### Instructions for the task
Write out the data below in full, unchanged, minus the images.
____
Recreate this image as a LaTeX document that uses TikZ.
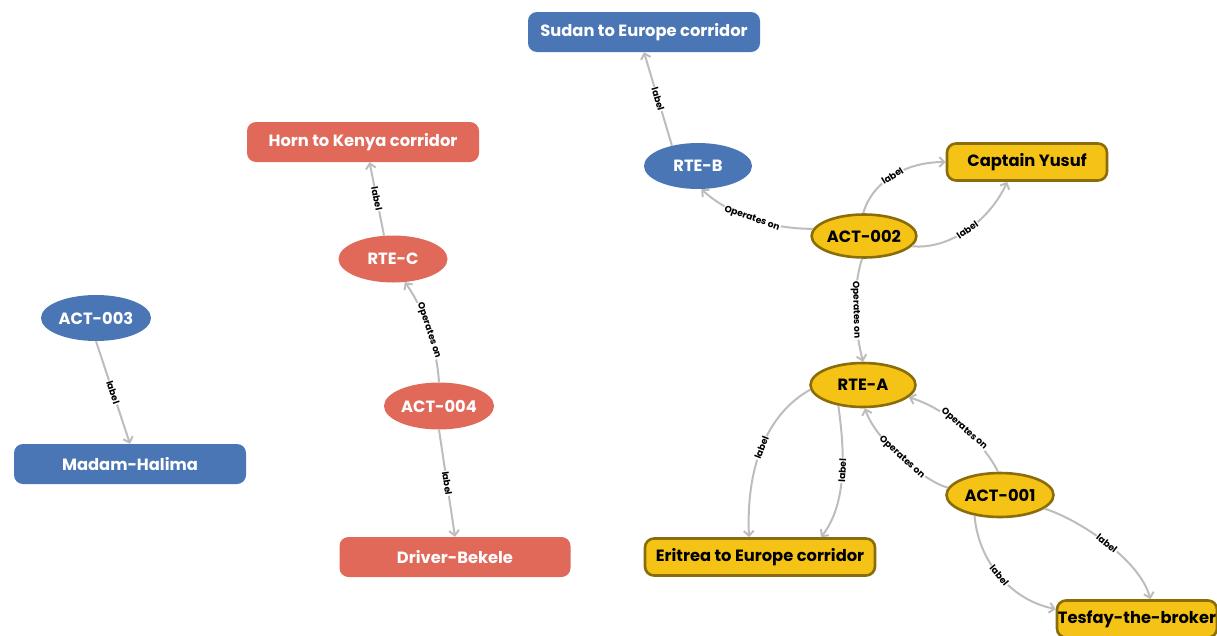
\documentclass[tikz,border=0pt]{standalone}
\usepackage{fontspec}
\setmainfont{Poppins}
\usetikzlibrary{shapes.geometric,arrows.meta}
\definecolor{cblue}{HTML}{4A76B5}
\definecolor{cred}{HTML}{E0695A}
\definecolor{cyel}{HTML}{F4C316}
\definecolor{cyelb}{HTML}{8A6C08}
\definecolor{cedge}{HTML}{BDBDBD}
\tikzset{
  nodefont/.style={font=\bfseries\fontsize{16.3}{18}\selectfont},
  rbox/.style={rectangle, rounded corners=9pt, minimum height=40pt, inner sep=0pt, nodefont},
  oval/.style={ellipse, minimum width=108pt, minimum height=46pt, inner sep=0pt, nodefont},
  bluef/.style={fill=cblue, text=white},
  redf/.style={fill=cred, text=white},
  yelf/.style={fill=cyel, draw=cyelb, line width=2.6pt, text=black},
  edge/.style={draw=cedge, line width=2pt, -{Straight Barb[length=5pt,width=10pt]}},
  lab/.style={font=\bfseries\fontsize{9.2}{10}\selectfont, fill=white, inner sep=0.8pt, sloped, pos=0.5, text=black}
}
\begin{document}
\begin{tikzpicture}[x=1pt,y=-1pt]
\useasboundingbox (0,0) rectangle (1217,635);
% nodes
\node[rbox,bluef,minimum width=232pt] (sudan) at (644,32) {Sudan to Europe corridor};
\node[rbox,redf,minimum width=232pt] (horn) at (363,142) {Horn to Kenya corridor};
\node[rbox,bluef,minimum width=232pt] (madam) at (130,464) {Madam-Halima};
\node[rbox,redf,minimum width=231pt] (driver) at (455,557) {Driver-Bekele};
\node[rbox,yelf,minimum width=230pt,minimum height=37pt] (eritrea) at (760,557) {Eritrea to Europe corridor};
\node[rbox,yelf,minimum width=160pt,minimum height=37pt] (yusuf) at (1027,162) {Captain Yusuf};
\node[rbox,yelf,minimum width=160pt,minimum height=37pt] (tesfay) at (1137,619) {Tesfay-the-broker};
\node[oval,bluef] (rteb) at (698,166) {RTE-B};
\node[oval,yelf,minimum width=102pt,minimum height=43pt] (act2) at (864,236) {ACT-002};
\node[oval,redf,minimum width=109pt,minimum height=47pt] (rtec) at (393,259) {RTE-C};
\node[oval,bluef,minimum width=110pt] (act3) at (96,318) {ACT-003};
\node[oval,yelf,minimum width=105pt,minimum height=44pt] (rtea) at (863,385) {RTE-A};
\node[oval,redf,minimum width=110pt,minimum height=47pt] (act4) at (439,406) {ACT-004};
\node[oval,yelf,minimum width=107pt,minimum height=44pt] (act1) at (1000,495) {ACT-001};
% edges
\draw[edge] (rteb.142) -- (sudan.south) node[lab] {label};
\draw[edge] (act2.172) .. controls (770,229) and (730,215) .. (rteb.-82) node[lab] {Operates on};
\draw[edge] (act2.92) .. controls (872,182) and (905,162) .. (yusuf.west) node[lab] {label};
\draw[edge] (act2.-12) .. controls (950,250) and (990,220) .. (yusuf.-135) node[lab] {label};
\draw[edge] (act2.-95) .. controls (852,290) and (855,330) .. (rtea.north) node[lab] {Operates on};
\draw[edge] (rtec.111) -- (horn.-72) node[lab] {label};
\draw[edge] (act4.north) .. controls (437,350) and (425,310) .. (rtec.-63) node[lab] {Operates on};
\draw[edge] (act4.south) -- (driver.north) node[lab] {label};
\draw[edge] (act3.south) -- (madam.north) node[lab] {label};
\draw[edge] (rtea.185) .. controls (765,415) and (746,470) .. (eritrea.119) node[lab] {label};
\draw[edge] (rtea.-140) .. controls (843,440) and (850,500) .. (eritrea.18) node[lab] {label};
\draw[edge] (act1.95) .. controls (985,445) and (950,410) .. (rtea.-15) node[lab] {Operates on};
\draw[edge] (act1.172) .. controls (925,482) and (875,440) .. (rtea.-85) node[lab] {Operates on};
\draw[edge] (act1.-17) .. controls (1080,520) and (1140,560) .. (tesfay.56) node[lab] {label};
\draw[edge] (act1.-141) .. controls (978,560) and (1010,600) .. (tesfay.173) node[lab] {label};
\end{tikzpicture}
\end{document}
____
### Worked answer
Recreate this image as a LaTeX document that uses TikZ.
\documentclass[tikz,border=0pt]{standalone}
\usepackage{fontspec}
\setmainfont{Poppins}
\usetikzlibrary{shapes.geometric,arrows.meta}
\definecolor{cblue}{HTML}{4A76B5}
\definecolor{cred}{HTML}{E0695A}
\definecolor{cyel}{HTML}{F4C316}
\definecolor{cyelb}{HTML}{8A6C08}
\definecolor{cedge}{HTML}{BDBDBD}
\tikzset{
  nodefont/.style={font=\bfseries\fontsize{16.3}{18}\selectfont},
  rbox/.style={rectangle, rounded corners=9pt, minimum height=40pt, inner sep=0pt, nodefont},
  oval/.style={ellipse, minimum width=108pt, minimum height=46pt, inner sep=0pt, nodefont},
  bluef/.style={fill=cblue, text=white},
  redf/.style={fill=cred, text=white},
  yelf/.style={fill=cyel, draw=cyelb, line width=2.6pt, text=black},
  edge/.style={draw=cedge, line width=2pt, -{Straight Barb[length=5pt,width=10pt]}},
  lab/.style={font=\bfseries\fontsize{9.2}{10}\selectfont, fill=white, inner sep=0.8pt, sloped, pos=0.5, text=black}
}
\begin{document}
\begin{tikzpicture}[x=1pt,y=-1pt]
\useasboundingbox (0,0) rectangle (1217,635);
% nodes
\node[rbox,bluef,minimum width=232pt] (sudan) at (644,32) {Sudan to Europe corridor};
\node[rbox,redf,minimum width=232pt] (horn) at (363,142) {Horn to Kenya corridor};
\node[rbox,bluef,minimum width=232pt] (madam) at (130,464) {Madam-Halima};
\node[rbox,redf,minimum width=231pt] (driver) at (455,557) {Driver-Bekele};
\node[rbox,yelf,minimum width=230pt,minimum height=37pt] (eritrea) at (760,557) {Eritrea to Europe corridor};
\node[rbox,yelf,minimum width=160pt,minimum height=37pt] (yusuf) at (1027,162) {Captain Yusuf};
\node[rbox,yelf,minimum width=160pt,minimum height=37pt] (tesfay) at (1137,619) {Tesfay-the-broker};
\node[oval,bluef] (rteb) at (698,166) {RTE-B};
\node[oval,yelf,minimum width=102pt,minimum height=43pt] (act2) at (864,236) {ACT-002};
\node[oval,redf,minimum width=109pt,minimum height=47pt] (rtec) at (393,259) {RTE-C};
\node[oval,bluef,minimum width=110pt] (act3) at (96,318) {ACT-003};
\node[oval,yelf,minimum width=105pt,minimum height=44pt] (rtea) at (863,385) {RTE-A};
\node[oval,redf,minimum width=110pt,minimum height=47pt] (act4) at (439,406) {ACT-004};
\node[oval,yelf,minimum width=107pt,minimum height=44pt] (act1) at (1000,495) {ACT-001};
% edges
\draw[edge] (rteb.142) -- (sudan.south) node[lab] {label};
\draw[edge] (act2.172) .. controls (770,229) and (730,215) .. (rteb.-82) node[lab] {Operates on};
\draw[edge] (act2.92) .. controls (872,182) and (905,162) .. (yusuf.west) node[lab] {label};
\draw[edge] (act2.-12) .. controls (950,250) and (990,220) .. (yusuf.-135) node[lab] {label};
\draw[edge] (act2.-95) .. controls (852,290) and (855,330) .. (rtea.north) node[lab] {Operates on};
\draw[edge] (rtec.111) -- (horn.-72) node[lab] {label};
\draw[edge] (act4.north) .. controls (437,350) and (425,310) .. (rtec.-63) node[lab] {Operates on};
\draw[edge] (act4.south) -- (driver.north) node[lab] {label};
\draw[edge] (act3.south) -- (madam.north) node[lab] {label};
\draw[edge] (rtea.185) .. controls (765,415) and (746,470) .. (eritrea.119) node[lab] {label};
\draw[edge] (rtea.-140) .. controls (843,440) and (850,500) .. (eritrea.18) node[lab] {label};
\draw[edge] (act1.95) .. controls (985,445) and (950,410) .. (rtea.-15) node[lab] {Operates on};
\draw[edge] (act1.172) .. controls (925,482) and (875,440) .. (rtea.-85) node[lab] {Operates on};
\draw[edge] (act1.-17) .. controls (1080,520) and (1140,560) .. (tesfay.56) node[lab] {label};
\draw[edge] (act1.-141) .. controls (978,560) and (1010,600) .. (tesfay.173) node[lab] {label};
\end{tikzpicture}
\end{document}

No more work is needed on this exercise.